Having been a long-time fan of the actor Morgan Freeman and after watching the movie The Bucket List for the umpteenth time, I found myself pondering over his line from that movie “Find the Joy in Your Life”. Such a potent line that had really struck a chord with me and yet, I couldn’t comprehend why it had affected me so much especially since the joy in my life had always been my two children. There was no question about that…
It wasn’t until a professional assessment of my website had been carried out, that I realised much to my dismay, that I had been sending out the wrong message regarding the context of my book. I’d been mortified when it was suggested to me that if the book didn’t sell, I could at least counsel the readers. OMG! I knew then, that I had to change not just what I was doing regarding the marketing of my book, I had to change how I was thinking. What followed was more anxiety, another scrutinising session of ‘The Bucket List’, lunch and an energising discussion fuelled by a couple of bevvies with my main man Bob, before it hit me:
“The joy in my life” was my natural mother Emily! How could I have not known that?
The reality was that after decades spent being too afraid to stand tall and acknowledge who I was and more importantly, to accept who I have always been despite the intense oppression suffered at the hands of the government and indeed a white society, I was never meant to reconnect with family, let alone, to accept my natural family and history.

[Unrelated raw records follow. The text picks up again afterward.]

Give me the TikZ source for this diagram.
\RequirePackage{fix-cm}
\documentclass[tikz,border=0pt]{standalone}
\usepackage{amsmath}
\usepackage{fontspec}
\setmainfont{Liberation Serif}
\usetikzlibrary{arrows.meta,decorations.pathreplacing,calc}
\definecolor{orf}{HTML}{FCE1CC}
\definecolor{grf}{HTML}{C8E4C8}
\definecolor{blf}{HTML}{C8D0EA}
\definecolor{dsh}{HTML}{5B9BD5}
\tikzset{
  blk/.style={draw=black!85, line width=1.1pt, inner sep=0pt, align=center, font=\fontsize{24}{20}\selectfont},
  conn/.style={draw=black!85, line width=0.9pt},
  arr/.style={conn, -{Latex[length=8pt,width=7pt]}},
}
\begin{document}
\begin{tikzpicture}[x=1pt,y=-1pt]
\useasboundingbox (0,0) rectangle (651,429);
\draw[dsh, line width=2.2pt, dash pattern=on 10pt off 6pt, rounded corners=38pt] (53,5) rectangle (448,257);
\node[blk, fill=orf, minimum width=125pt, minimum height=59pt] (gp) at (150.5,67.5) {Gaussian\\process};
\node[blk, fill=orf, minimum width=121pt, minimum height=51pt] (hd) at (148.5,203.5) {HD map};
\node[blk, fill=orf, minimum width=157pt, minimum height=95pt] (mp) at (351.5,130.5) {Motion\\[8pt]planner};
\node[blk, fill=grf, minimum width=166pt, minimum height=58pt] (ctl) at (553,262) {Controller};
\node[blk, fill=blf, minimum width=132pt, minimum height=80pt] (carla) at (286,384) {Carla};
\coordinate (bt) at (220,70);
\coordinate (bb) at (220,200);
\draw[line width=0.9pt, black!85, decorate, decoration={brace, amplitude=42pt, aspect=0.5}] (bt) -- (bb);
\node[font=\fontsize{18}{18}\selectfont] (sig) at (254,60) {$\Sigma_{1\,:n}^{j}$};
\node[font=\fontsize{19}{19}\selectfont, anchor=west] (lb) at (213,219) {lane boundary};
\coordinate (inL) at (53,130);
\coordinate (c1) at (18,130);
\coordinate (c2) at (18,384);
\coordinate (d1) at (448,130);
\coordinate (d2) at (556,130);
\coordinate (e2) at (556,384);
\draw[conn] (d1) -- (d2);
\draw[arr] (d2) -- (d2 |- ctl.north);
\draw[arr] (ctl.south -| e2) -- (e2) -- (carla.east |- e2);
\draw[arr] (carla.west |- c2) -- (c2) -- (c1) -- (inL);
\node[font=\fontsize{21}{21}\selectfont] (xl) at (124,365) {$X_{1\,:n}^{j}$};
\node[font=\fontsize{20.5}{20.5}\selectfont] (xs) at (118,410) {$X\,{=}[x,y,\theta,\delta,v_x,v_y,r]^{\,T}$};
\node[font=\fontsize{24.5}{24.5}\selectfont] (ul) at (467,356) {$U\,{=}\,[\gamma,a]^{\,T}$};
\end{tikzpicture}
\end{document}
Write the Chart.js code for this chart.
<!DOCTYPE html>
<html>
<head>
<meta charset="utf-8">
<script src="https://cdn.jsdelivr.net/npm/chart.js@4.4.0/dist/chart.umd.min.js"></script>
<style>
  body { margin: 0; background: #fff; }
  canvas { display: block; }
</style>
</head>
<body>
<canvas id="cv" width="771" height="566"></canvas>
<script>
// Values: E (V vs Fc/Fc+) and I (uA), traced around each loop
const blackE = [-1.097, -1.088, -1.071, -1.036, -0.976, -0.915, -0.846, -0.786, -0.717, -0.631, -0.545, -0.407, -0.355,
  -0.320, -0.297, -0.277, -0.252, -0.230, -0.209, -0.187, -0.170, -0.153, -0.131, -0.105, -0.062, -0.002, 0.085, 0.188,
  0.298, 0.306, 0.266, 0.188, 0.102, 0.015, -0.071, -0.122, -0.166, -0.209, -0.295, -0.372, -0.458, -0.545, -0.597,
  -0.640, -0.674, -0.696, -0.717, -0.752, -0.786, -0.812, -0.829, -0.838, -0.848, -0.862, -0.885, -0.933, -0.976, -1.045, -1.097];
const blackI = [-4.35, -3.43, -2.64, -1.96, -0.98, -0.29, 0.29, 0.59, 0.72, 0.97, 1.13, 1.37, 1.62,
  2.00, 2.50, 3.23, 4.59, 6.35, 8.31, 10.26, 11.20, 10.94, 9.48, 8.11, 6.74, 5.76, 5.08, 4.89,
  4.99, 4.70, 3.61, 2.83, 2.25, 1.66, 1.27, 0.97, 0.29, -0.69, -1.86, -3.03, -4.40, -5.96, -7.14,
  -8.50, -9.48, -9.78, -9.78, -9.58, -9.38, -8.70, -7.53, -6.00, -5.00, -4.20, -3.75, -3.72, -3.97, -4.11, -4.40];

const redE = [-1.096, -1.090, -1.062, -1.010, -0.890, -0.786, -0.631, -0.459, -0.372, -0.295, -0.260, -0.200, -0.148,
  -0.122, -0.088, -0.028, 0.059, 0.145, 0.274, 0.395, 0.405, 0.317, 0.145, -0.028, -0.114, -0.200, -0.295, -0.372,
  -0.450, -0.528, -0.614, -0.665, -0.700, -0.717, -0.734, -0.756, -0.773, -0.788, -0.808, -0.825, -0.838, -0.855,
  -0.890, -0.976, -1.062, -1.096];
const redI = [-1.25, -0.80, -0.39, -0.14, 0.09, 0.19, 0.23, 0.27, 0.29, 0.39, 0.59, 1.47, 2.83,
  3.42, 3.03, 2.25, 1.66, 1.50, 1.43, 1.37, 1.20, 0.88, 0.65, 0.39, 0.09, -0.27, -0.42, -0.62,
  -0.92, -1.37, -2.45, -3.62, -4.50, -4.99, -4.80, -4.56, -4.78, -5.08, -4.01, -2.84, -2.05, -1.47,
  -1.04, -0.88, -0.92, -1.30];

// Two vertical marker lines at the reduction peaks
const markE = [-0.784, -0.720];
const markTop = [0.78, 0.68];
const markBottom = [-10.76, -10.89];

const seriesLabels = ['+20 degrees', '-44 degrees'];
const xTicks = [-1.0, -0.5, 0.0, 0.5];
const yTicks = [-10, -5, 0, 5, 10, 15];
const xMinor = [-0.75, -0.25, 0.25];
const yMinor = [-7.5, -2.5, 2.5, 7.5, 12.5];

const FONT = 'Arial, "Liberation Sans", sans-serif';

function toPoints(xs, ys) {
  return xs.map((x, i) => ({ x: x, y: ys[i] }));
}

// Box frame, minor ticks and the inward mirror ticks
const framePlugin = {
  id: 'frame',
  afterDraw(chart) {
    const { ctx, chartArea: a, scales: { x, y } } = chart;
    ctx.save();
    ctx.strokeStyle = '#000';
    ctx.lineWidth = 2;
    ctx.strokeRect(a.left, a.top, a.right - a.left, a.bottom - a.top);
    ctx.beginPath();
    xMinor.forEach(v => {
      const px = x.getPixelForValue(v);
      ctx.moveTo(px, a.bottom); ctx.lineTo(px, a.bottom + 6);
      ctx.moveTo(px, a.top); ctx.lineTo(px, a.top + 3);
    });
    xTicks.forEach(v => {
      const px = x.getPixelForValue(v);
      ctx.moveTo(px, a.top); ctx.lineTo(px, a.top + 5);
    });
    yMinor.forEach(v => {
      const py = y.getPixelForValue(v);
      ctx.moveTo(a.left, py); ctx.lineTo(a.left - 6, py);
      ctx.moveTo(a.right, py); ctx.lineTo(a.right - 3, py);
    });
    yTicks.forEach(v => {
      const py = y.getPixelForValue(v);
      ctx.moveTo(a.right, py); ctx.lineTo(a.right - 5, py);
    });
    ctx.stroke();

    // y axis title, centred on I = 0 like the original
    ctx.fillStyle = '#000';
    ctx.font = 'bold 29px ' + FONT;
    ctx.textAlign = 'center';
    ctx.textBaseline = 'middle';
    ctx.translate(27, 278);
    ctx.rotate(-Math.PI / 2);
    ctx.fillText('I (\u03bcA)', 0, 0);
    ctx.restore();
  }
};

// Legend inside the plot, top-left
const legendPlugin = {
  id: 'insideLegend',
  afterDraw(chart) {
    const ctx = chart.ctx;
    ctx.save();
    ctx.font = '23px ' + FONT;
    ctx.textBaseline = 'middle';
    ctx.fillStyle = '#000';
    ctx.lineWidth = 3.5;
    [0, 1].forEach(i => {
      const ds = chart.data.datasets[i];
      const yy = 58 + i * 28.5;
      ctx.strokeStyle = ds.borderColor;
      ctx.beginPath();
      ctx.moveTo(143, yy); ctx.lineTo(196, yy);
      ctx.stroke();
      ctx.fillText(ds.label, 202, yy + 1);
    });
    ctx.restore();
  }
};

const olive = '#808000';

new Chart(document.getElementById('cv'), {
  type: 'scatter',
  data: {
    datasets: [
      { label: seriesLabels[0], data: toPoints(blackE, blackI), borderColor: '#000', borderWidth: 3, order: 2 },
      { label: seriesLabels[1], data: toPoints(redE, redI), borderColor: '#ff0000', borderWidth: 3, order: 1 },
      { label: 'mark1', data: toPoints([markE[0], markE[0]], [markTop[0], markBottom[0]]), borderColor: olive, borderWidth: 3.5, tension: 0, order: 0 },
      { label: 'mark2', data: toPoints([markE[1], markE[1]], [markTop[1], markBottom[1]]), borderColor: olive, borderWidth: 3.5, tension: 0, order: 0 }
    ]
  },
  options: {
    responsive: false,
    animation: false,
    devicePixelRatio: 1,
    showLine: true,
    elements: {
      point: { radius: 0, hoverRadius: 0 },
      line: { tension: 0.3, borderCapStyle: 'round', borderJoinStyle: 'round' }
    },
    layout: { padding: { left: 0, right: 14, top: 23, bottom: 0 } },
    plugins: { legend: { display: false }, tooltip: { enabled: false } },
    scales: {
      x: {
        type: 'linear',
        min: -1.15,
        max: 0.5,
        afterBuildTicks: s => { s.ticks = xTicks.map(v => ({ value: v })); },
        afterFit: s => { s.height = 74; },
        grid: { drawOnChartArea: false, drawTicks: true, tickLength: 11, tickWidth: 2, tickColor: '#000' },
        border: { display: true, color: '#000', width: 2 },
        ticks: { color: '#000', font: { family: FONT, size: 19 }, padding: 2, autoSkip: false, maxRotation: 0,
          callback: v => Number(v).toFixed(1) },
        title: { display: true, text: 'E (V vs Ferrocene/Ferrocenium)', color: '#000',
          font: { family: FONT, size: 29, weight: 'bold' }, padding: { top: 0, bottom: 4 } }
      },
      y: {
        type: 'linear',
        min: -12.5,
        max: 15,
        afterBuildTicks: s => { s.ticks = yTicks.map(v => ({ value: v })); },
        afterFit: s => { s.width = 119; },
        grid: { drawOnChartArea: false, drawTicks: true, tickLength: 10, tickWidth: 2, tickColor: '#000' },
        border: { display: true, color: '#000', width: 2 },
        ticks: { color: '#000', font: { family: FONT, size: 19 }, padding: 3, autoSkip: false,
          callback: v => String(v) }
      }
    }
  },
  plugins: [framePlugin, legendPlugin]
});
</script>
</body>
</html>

But now in mid-January 2024, there it was, right there in front of me. And all I had to do was acknowledge it, a point of fact made so incredibly easy in the famous lines spoken by one of my favourite actors Morgan Freeman:
“Find the Joy in your life!”
I consider myself blessed to have experienced such pure happiness and contentment in being able to accept in an instant, my birth mother Emily Fay back into my life and to know that for the very first time in my life, I am free to explore, I am free to seek answers just as I am free to take that final critical step to reconnection with my aboriginality and my aboriginal family!